The Ballet Master (c.1874)
The MoMA’s 2016 Edgar Degas: A Strange New Beauty though is dedicated to a whole new side of the artist—his love for printmaking and the monotype process. The dancers are still here but the pastels are replaced with a new darkness, visible from the artist’s very first experiment in the form in The Ballet Master (c.1874). As his proficiency with the technique develops, monotype allows Degas to explore texture and shadow, creating a much more intimate relationship with his subjects. In Actresses in their Dressing Rooms (1879-1880) each panel allows for experimentation with the possibilities of the form, while the voyeuristic subject matter is suited to the shade.

Actresses in their Dressing Rooms (1879-1880)
But printmaking also allows Degas to dabble in other subjects (some familiar, some less so)—brothels, which he only ever represented using these techniques (some of these prints I had seen previously at the d’Orsay exhibition I reviewed this January), bathers and other nude females, pictured in domestic environments, and the busy streets of late nineteenth-century Paris, where the versatility of printing techniques allows him to blur out facial features, a study in the anonymity of crowds.

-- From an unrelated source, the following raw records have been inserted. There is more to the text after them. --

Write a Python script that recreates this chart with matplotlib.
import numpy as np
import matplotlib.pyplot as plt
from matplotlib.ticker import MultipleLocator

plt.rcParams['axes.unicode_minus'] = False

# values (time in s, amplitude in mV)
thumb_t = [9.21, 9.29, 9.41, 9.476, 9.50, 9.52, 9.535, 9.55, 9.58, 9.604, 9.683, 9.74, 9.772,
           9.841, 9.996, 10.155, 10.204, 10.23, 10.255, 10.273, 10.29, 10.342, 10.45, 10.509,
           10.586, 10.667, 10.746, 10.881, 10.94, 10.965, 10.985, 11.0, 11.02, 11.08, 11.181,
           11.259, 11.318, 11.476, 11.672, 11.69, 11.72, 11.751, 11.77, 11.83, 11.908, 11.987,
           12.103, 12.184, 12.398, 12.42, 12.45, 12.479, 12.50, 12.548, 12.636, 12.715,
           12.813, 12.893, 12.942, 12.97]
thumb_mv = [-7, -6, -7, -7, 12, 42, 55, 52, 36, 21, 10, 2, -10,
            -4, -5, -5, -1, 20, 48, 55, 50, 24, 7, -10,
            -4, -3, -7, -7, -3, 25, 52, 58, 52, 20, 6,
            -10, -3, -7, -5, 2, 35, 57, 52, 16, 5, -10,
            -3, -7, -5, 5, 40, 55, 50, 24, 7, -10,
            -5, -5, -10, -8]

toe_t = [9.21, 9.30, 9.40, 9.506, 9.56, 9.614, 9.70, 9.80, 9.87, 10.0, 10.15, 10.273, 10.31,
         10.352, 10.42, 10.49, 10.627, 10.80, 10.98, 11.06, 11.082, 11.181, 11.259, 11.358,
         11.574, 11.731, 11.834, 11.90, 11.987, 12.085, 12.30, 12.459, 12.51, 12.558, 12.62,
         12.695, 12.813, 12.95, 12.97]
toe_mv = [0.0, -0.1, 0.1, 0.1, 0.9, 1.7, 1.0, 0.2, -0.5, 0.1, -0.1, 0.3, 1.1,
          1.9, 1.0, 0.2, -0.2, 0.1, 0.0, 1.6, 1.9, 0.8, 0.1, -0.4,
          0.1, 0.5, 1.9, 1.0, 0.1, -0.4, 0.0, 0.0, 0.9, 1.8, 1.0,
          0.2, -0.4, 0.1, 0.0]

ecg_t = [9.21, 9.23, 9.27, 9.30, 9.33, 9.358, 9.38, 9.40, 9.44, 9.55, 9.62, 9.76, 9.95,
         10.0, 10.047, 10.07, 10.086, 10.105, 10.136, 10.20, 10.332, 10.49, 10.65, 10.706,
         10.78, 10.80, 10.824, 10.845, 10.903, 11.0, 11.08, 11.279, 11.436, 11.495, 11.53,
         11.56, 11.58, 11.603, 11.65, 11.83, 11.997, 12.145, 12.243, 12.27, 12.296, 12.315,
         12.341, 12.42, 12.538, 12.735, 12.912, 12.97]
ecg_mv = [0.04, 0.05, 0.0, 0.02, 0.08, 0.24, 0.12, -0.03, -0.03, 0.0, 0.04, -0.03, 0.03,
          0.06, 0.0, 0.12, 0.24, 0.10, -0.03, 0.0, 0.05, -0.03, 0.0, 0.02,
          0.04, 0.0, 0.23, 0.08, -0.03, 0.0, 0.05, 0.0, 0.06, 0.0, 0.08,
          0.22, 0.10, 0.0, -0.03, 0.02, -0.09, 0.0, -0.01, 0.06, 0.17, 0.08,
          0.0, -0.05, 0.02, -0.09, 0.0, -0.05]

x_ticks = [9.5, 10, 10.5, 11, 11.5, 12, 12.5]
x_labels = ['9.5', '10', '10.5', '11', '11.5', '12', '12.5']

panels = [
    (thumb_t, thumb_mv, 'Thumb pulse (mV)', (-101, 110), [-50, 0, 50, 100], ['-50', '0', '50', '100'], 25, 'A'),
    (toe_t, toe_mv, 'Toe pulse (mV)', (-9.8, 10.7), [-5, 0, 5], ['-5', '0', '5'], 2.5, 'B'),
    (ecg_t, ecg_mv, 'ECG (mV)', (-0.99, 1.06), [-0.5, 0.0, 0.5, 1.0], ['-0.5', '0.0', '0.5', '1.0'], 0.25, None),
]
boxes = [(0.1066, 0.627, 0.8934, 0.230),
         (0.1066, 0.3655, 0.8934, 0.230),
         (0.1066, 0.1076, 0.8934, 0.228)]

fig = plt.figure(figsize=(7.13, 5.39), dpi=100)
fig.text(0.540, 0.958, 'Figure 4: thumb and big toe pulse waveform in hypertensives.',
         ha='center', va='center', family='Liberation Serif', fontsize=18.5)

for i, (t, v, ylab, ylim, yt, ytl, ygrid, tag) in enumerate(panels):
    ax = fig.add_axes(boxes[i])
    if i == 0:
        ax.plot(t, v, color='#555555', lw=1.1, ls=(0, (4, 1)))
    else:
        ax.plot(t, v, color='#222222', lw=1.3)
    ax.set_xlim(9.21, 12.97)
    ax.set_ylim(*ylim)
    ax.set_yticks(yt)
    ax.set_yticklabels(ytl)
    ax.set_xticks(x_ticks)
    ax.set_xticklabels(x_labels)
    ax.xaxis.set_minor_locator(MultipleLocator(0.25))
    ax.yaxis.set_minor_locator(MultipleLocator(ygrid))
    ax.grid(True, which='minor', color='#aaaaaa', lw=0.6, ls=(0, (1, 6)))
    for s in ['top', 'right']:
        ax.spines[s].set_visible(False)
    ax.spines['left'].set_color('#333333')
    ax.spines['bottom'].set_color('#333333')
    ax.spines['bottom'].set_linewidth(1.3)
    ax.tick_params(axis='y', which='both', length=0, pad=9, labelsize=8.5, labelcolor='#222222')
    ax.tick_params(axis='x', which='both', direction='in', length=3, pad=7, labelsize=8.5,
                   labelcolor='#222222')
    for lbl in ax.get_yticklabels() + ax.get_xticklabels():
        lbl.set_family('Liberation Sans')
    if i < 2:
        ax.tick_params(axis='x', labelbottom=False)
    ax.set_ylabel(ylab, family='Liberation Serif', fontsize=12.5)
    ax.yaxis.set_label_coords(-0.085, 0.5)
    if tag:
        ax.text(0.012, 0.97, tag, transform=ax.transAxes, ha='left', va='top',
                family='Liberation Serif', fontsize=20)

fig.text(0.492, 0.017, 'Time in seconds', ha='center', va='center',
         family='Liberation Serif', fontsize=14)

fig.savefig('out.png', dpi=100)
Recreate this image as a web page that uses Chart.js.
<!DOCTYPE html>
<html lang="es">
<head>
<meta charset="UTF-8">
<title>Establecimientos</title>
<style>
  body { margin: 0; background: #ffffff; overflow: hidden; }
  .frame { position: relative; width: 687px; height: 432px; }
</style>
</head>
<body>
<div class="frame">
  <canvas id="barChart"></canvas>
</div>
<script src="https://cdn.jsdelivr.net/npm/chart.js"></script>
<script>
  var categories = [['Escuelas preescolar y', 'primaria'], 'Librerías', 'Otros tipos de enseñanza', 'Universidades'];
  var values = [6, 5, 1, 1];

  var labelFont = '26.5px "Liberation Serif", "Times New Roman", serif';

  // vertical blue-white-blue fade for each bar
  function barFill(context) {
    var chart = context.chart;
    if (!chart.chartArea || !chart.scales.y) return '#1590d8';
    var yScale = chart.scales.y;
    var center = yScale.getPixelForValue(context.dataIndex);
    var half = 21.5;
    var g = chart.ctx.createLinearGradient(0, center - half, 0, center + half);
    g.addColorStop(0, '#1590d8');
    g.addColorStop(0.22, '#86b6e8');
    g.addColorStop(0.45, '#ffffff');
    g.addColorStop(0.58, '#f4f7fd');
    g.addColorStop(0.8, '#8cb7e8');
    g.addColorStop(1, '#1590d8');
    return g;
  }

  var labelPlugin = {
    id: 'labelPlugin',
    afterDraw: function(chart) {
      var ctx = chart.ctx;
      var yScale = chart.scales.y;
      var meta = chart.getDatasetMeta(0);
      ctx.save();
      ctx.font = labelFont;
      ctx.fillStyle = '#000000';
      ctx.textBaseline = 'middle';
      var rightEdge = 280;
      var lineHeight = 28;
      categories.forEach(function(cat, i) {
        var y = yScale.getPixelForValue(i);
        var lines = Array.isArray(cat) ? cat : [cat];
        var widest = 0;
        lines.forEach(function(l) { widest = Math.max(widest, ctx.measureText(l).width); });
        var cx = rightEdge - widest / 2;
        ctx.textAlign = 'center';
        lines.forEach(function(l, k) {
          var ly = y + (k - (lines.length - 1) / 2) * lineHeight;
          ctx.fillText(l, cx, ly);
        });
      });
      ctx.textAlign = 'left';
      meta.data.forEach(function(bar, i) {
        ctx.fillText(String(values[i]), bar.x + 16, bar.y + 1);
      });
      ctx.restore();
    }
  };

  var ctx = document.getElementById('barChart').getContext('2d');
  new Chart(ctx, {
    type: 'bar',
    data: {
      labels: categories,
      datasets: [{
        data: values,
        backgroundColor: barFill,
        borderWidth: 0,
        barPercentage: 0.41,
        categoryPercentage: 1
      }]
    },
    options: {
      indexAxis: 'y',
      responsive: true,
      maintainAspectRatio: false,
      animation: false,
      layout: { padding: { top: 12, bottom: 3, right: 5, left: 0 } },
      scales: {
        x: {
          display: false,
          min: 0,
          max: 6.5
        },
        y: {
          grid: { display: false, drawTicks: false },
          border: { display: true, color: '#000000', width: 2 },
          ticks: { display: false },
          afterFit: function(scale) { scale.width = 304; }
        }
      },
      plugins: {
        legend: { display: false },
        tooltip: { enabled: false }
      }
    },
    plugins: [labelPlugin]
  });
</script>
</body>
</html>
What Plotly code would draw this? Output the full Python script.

Heads of a Man and a Woman (c.1880)
Also on display are Degas’s etchings to accompany writer Ludovic Halévy’s La Famille Cardinal (1883) and prints of women ironing (a favourite subject) accompanied by a discussion on the connections between the artist and his contemporary Emile Zola.

Woman Reading (c.1885)
If you find yourself at a loose end this holiday weekend in New York or can make it to MoMA on the (free!) Friday afternoons/evenings then the exhibition, running until July 24, is well worth checking out.